■ What is needed ■
Pictures excluded, return the lines below from the first through the line holding "(mean) at (147,69.5)".

■ Records for this exercise ■
* Start *

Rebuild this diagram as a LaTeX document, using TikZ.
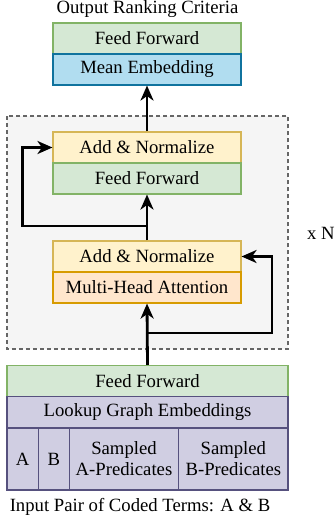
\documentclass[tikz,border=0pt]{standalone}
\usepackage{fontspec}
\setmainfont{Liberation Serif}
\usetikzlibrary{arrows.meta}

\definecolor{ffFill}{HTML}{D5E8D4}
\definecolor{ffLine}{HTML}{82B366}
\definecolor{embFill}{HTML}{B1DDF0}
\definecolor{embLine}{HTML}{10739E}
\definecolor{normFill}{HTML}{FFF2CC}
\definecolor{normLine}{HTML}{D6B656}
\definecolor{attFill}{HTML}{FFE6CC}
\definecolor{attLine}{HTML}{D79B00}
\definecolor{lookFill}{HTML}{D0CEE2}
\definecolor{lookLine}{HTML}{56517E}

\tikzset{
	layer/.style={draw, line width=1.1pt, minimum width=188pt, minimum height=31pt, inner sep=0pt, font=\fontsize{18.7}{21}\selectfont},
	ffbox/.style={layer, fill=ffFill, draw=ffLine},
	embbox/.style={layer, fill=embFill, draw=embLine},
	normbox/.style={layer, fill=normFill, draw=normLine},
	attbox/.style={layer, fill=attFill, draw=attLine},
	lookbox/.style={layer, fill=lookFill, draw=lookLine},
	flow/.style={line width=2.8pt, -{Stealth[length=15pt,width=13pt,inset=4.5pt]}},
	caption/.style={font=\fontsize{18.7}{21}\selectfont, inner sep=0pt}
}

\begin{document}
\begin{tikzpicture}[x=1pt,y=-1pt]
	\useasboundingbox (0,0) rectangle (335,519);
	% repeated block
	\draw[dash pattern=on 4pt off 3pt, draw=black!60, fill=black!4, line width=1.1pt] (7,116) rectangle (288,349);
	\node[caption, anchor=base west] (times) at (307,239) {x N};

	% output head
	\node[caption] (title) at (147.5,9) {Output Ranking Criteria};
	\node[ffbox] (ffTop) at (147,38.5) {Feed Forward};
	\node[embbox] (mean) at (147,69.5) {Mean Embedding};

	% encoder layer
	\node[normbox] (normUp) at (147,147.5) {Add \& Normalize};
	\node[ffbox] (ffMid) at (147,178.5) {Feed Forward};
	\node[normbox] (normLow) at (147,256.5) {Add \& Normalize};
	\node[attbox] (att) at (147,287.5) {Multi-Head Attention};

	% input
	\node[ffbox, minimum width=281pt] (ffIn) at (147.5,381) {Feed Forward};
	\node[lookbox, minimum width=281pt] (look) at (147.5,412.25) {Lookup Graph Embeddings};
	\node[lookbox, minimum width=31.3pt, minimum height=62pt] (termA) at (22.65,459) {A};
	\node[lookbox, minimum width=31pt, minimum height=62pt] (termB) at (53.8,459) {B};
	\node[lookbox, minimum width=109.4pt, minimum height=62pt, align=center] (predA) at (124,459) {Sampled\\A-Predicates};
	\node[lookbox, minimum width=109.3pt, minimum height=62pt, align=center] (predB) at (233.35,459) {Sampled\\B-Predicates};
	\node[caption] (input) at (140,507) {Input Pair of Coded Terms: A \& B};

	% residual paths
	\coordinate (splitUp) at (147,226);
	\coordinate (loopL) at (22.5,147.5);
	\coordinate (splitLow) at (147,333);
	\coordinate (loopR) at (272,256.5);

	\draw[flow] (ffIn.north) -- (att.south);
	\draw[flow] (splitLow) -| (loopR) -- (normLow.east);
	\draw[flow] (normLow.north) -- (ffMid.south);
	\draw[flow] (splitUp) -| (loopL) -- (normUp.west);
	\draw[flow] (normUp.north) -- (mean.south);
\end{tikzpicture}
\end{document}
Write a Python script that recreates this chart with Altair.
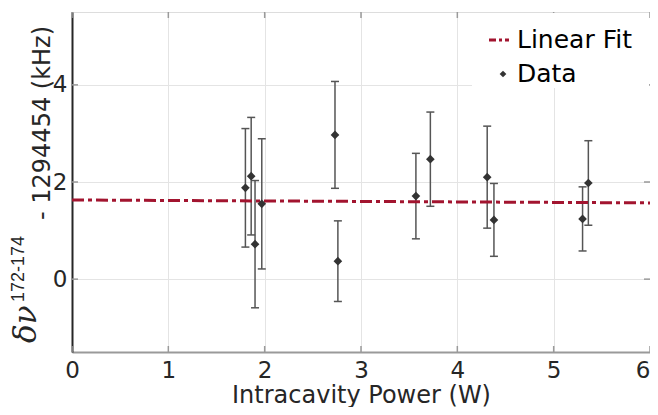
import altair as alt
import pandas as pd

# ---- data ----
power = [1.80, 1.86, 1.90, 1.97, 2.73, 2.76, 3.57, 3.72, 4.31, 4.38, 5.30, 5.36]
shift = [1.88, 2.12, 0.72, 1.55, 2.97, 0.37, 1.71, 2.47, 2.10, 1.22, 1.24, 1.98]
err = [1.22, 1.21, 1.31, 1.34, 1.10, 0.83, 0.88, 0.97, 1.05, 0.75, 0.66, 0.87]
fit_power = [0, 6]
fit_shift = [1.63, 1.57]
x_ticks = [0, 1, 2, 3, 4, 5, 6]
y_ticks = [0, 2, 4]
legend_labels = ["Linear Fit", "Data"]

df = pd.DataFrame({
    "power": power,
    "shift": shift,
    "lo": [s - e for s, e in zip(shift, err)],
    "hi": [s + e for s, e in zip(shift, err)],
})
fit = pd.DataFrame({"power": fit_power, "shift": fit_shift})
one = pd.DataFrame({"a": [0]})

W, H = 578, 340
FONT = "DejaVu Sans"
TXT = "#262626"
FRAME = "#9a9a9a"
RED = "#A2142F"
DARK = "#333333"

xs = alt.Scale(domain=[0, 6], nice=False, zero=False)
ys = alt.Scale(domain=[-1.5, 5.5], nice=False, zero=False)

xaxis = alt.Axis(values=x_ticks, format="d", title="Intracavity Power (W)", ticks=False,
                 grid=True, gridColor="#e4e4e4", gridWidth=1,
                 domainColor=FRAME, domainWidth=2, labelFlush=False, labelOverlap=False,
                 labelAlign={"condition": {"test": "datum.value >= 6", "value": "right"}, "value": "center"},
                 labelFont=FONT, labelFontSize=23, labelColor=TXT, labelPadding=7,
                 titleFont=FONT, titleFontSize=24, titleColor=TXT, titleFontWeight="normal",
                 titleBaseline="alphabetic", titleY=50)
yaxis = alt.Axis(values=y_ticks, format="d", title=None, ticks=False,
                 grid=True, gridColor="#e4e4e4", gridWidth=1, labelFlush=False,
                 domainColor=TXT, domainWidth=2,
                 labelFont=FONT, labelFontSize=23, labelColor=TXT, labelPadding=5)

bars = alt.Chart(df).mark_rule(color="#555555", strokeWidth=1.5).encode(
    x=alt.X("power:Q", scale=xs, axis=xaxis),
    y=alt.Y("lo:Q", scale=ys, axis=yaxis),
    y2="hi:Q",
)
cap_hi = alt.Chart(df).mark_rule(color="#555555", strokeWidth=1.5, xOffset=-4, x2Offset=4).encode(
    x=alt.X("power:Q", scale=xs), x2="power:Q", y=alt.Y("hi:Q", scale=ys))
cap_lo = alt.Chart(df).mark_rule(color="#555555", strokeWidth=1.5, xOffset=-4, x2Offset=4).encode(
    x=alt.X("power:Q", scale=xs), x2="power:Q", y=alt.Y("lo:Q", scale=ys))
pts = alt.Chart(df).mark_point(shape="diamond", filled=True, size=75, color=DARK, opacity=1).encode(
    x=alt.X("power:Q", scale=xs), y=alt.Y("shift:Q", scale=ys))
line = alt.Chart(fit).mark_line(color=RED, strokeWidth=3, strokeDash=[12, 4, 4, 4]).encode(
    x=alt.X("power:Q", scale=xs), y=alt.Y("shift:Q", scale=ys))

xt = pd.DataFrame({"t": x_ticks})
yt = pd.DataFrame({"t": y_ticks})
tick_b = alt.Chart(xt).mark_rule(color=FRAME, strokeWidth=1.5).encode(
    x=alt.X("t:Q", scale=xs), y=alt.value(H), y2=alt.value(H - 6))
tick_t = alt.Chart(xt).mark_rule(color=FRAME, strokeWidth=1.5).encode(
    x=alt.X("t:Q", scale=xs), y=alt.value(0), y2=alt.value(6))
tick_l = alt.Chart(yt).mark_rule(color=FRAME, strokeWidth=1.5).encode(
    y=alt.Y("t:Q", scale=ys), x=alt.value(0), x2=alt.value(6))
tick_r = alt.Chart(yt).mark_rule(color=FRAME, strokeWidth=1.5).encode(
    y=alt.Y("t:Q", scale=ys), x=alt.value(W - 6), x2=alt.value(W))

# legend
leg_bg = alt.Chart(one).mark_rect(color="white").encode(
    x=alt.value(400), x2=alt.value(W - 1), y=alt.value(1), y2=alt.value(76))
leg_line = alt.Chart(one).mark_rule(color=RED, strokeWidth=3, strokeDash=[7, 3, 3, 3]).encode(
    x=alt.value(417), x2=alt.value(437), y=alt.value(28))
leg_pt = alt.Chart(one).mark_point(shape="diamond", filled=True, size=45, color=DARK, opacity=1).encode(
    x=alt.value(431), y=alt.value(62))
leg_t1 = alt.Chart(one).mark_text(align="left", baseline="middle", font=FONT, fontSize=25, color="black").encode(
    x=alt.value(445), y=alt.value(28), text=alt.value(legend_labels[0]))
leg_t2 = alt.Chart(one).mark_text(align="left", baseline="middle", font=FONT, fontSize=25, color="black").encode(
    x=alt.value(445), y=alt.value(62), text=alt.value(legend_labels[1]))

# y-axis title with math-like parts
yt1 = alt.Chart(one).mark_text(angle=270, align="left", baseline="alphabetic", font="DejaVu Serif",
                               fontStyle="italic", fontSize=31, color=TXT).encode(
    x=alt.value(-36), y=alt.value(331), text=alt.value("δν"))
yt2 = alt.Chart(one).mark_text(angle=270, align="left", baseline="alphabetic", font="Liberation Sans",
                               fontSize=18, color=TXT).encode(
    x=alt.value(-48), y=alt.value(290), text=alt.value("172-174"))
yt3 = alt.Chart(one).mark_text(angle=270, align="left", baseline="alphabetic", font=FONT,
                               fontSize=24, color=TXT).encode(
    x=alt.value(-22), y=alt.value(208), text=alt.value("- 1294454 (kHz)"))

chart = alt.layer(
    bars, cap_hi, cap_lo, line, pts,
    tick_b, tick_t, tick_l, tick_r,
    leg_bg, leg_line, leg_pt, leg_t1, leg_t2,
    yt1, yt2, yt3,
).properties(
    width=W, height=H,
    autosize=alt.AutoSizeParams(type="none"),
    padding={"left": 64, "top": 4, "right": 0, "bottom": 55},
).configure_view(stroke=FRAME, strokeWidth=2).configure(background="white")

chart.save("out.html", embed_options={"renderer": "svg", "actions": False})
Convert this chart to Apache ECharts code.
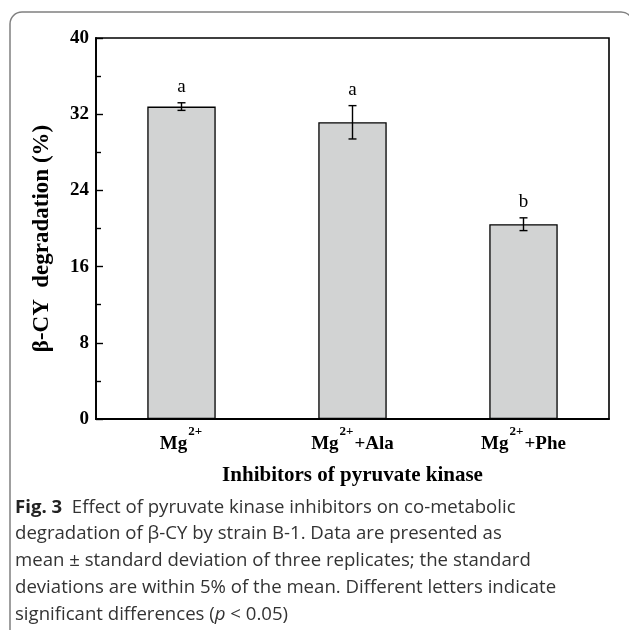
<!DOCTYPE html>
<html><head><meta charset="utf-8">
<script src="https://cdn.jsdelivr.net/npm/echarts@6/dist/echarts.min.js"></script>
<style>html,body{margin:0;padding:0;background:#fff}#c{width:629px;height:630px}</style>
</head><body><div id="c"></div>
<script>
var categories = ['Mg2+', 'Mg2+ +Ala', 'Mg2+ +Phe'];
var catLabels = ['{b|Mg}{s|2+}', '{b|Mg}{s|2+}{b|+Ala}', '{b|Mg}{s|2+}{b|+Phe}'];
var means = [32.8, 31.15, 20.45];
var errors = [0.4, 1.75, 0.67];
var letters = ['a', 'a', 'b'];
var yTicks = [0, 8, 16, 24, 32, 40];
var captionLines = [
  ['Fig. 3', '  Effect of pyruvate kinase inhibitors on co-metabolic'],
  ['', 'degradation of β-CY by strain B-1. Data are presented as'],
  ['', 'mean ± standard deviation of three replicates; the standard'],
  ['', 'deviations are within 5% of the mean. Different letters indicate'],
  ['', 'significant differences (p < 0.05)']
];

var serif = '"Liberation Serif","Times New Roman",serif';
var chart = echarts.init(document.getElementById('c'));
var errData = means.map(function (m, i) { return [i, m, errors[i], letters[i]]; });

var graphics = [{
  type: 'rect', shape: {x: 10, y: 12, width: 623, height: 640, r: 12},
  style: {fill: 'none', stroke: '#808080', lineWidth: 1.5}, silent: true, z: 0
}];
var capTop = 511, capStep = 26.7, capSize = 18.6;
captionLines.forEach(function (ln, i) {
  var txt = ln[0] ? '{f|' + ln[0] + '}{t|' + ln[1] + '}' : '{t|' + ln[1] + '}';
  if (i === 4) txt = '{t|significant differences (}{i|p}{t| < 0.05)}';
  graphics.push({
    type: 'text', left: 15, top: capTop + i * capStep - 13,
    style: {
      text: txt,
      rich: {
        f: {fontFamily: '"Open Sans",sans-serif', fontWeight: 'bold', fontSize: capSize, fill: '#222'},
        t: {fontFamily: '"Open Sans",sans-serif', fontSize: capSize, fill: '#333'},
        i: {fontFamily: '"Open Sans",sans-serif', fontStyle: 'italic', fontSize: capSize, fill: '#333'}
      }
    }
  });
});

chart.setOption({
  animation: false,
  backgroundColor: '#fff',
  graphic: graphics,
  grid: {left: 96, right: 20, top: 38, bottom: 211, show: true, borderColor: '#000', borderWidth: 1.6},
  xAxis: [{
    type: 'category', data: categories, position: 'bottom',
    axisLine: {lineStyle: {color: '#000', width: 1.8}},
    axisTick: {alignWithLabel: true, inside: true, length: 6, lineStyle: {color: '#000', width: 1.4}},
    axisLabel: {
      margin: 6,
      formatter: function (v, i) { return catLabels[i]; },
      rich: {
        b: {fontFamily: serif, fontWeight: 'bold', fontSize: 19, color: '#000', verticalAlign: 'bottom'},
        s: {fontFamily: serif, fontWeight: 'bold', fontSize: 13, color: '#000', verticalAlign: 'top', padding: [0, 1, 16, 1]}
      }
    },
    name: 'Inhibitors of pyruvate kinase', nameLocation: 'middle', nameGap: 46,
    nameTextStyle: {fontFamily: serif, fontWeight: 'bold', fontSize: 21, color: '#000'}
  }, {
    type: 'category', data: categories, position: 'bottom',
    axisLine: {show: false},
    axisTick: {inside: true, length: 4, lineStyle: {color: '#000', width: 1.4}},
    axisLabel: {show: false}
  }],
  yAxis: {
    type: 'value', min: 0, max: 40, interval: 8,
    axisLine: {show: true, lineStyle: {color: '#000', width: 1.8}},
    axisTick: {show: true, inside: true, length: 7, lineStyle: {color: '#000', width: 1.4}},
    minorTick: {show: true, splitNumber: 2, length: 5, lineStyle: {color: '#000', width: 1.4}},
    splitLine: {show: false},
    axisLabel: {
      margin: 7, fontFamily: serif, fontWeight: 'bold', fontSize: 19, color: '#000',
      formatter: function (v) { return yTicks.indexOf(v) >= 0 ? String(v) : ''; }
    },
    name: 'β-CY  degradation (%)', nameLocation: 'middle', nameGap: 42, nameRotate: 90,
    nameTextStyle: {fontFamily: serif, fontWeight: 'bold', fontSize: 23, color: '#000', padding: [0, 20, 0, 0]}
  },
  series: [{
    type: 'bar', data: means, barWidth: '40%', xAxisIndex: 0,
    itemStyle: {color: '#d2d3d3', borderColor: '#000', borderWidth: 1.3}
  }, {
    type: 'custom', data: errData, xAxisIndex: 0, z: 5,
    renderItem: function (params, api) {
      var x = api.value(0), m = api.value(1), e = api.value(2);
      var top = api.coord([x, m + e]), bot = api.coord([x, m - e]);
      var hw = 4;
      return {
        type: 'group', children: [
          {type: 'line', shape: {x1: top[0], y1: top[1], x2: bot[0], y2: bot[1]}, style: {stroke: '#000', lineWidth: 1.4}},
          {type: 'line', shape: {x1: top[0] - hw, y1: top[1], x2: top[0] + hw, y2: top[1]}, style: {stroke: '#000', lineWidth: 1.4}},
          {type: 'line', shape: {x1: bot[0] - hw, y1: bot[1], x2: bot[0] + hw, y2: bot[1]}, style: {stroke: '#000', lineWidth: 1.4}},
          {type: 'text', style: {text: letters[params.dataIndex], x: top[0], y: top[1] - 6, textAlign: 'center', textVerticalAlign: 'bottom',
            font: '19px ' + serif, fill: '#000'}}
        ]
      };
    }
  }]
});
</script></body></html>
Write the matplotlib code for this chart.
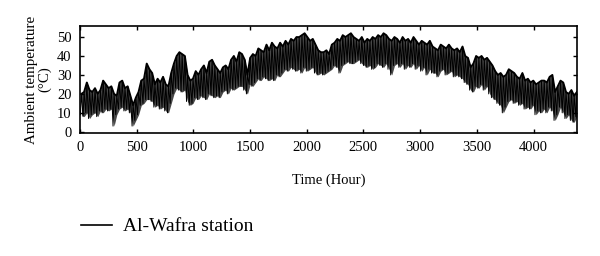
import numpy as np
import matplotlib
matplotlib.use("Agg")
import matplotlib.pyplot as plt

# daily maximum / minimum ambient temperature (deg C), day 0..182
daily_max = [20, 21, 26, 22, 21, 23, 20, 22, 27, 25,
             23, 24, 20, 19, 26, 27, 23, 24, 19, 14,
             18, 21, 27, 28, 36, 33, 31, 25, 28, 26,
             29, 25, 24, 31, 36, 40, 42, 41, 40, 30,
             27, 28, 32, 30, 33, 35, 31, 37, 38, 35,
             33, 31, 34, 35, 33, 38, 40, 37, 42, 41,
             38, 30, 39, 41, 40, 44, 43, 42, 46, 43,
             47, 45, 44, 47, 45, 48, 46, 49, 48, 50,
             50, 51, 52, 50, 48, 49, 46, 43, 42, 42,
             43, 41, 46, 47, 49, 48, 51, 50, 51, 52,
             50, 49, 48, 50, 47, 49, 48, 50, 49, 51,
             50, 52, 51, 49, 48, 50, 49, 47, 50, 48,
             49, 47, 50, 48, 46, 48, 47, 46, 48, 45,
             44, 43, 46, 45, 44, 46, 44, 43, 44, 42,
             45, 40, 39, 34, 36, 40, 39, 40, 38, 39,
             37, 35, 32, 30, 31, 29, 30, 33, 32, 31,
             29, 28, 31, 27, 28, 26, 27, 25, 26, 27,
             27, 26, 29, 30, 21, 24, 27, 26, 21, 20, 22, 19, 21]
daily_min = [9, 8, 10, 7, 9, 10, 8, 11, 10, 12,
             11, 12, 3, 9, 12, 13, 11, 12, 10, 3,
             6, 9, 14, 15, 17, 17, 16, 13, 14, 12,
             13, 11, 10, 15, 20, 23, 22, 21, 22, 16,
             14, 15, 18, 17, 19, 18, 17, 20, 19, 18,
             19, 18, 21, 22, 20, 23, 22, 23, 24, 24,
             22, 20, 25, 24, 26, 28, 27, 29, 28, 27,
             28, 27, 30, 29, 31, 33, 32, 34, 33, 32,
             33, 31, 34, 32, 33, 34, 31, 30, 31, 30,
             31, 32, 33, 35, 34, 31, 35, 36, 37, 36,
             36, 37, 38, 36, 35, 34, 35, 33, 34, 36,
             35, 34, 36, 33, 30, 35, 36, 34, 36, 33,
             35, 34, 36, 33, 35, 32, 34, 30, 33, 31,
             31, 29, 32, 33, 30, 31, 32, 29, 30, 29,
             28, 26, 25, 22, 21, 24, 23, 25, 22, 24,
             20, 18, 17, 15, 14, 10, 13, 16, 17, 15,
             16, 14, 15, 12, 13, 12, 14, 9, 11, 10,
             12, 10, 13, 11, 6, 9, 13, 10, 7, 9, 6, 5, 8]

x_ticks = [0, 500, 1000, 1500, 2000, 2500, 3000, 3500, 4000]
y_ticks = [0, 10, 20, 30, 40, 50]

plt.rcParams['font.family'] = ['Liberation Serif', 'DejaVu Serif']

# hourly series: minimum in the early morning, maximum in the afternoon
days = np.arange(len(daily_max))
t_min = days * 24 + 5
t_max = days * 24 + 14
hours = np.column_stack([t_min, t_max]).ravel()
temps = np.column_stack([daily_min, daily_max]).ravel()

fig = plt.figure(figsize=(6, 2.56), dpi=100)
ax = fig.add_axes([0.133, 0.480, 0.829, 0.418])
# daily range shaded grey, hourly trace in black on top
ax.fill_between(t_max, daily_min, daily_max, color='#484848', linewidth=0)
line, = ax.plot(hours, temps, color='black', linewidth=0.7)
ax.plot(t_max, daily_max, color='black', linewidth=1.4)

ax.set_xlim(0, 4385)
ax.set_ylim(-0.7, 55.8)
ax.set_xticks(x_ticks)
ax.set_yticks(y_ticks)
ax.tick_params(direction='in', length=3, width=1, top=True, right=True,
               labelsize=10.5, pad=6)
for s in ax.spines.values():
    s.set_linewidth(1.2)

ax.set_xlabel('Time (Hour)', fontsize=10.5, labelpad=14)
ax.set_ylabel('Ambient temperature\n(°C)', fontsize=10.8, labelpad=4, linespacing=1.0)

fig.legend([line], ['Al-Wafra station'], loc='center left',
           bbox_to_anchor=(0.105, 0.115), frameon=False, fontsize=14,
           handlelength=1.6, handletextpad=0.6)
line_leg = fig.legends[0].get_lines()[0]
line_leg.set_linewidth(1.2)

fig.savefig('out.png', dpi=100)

* End *

■ Final result ■
Rebuild this diagram as a LaTeX document, using TikZ.
\documentclass[tikz,border=0pt]{standalone}
\usepackage{fontspec}
\setmainfont{Liberation Serif}
\usetikzlibrary{arrows.meta}

\definecolor{ffFill}{HTML}{D5E8D4}
\definecolor{ffLine}{HTML}{82B366}
\definecolor{embFill}{HTML}{B1DDF0}
\definecolor{embLine}{HTML}{10739E}
\definecolor{normFill}{HTML}{FFF2CC}
\definecolor{normLine}{HTML}{D6B656}
\definecolor{attFill}{HTML}{FFE6CC}
\definecolor{attLine}{HTML}{D79B00}
\definecolor{lookFill}{HTML}{D0CEE2}
\definecolor{lookLine}{HTML}{56517E}

\tikzset{
	layer/.style={draw, line width=1.1pt, minimum width=188pt, minimum height=31pt, inner sep=0pt, font=\fontsize{18.7}{21}\selectfont},
	ffbox/.style={layer, fill=ffFill, draw=ffLine},
	embbox/.style={layer, fill=embFill, draw=embLine},
	normbox/.style={layer, fill=normFill, draw=normLine},
	attbox/.style={layer, fill=attFill, draw=attLine},
	lookbox/.style={layer, fill=lookFill, draw=lookLine},
	flow/.style={line width=2.8pt, -{Stealth[length=15pt,width=13pt,inset=4.5pt]}},
	caption/.style={font=\fontsize{18.7}{21}\selectfont, inner sep=0pt}
}

\begin{document}
\begin{tikzpicture}[x=1pt,y=-1pt]
	\useasboundingbox (0,0) rectangle (335,519);
	% repeated block
	\draw[dash pattern=on 4pt off 3pt, draw=black!60, fill=black!4, line width=1.1pt] (7,116) rectangle (288,349);
	\node[caption, anchor=base west] (times) at (307,239) {x N};

	% output head
	\node[caption] (title) at (147.5,9) {Output Ranking Criteria};
	\node[ffbox] (ffTop) at (147,38.5) {Feed Forward};
	\node[embbox] (mean) at (147,69.5) {Mean Embedding};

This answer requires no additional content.